The standard model is a mystery when looked at from a 4D Minkowski spacetime labelled by four real numbers. But not when viewed from the `square' root of 10D Minkowski spacetime - the octonionic space.

The extra dimensions are complex and never compactified. Quantum systems probe these extra dimensions, always. Only classical systems live in 4D. The curving of the higher dimensions represents the standard model forces - equivalence principle is not obeyed because the curving is proportional to electric charge, not to mass.

String theory and the octonionic theory, compared.

String theory does not predict the values of the free parameters of the standard model, not yet. Assuming that these parameters take unique values which should be derivable from an underlying theory, string theory is not true, not yet. In fact the theory gives very many different possible values for these parameters, and it is not clear what criteria might favour the observed values. In contrast, the octonionic theory makes unique predictions for these parameters, which are derivable from an underlying theory. The action of the theory, and its symmetries and dynamics, are well defined. 

 It is also quite clear why the octonionic theory succeeds where string theory fails .. actually the two theories are quite similar but have crucial differences, making it quite clear which of the assumptions of string theory are wrong.
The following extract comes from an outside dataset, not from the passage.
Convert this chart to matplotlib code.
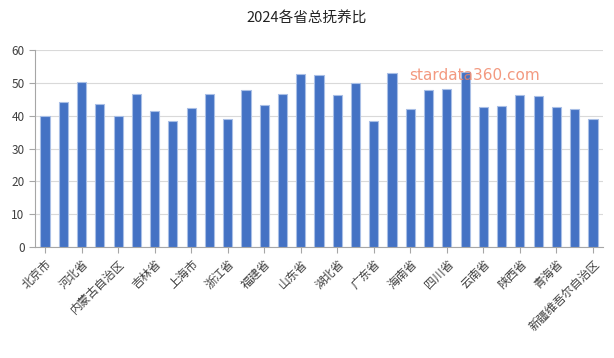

Flat 10D Minkowski space-time is not the correct ground state on which to define the Fock space. Rather, the correct choice is the equivalent octonionic space SL(2, O) where O is an octonion. The Hamiltonian of the theory is not self-adjoint on the Planck scale. The extra spacetime dimensions are complex... they define symmetries of the standard model. These extra dimensions are never compactified. Only classical systems live in 4D space-time. Quantum systems live in octonionic spacetime, even at low energies. These few basic but key changes set string theory on the right track...that being the octonionic theory.